Uomini tristi, con il capo chino. Calvi senza volerlo. Arrivati in quel luogo, senza averlo mai veramente desiderato. Escono dagli sportelli, lanciando uno sguardo intorno, quasi a controllare lo spazio che li circonda. Come un marito a un appuntamento clandestino. Lanciano il raggio paralizzante, del telecomando immobilizzatore Fiat. Poi prendono il cammino, tristi, capo chino, pugni in tasca. Li posso seguire per pochi metri, prima che spariscano, tra i fili luccicanti, di finto ghiaccio bianco-azzurro. Mi interrompe la giovane madre, che scende a fianco al mio sportello. "Tu non sei bambina da fare uscire di casa!". "Stai qui ferma, che ti devo controllare!". "Fai quello che vuoi, basta che stai immobile e secca!". E' solo un istante di distrazione. Loro sono ancora lì. Uomini tristi, a capo chino, che si muovono a piccoli passi. Come appena fuori da una cella, in direzione delle docce comuni. Quasi tutti, con giubbotti uguali, seguono donne, che sono scese un momento prima di loro. Donne che camminano con un passo che sembra lasciare orme sul cemento.
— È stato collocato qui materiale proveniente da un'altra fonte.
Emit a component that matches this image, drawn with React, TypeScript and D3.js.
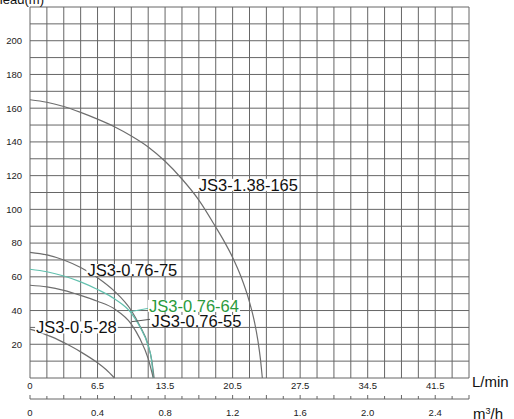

I loro compagni, seguono meticolosi, quasi cercando di poggiare il loro piede su quell'impronta. Sanno forse, ciò che li attende, dentro al simulacro di vita, nel cubo di cemento e ferro. Molti hanno già conosciuto quel luogo, nei tempi passati. Ma loro sono ancora qui. Con un entusiasmo rassegnato. Mi ricordano così tanto, quegli altri uomini, che ho visto ieri. Con i loro piccoli cuccioli. Discutevano. Litigavano. L'ultimo mi è rimasto impresso. Camminava e si rivolgeva al cucciolo. "Devi stare qui!". "Te l'ho detto. Non scendere dal marciapiede!". "Ma non capisci?". Se il cucciolo avesse potuto rispondere, probabilmente avrebbe usato le parole, che mi sono passate in mente il quel momento. "Come faccio a capire? Sono un cagnolino". Anche lui triste, a capo chino.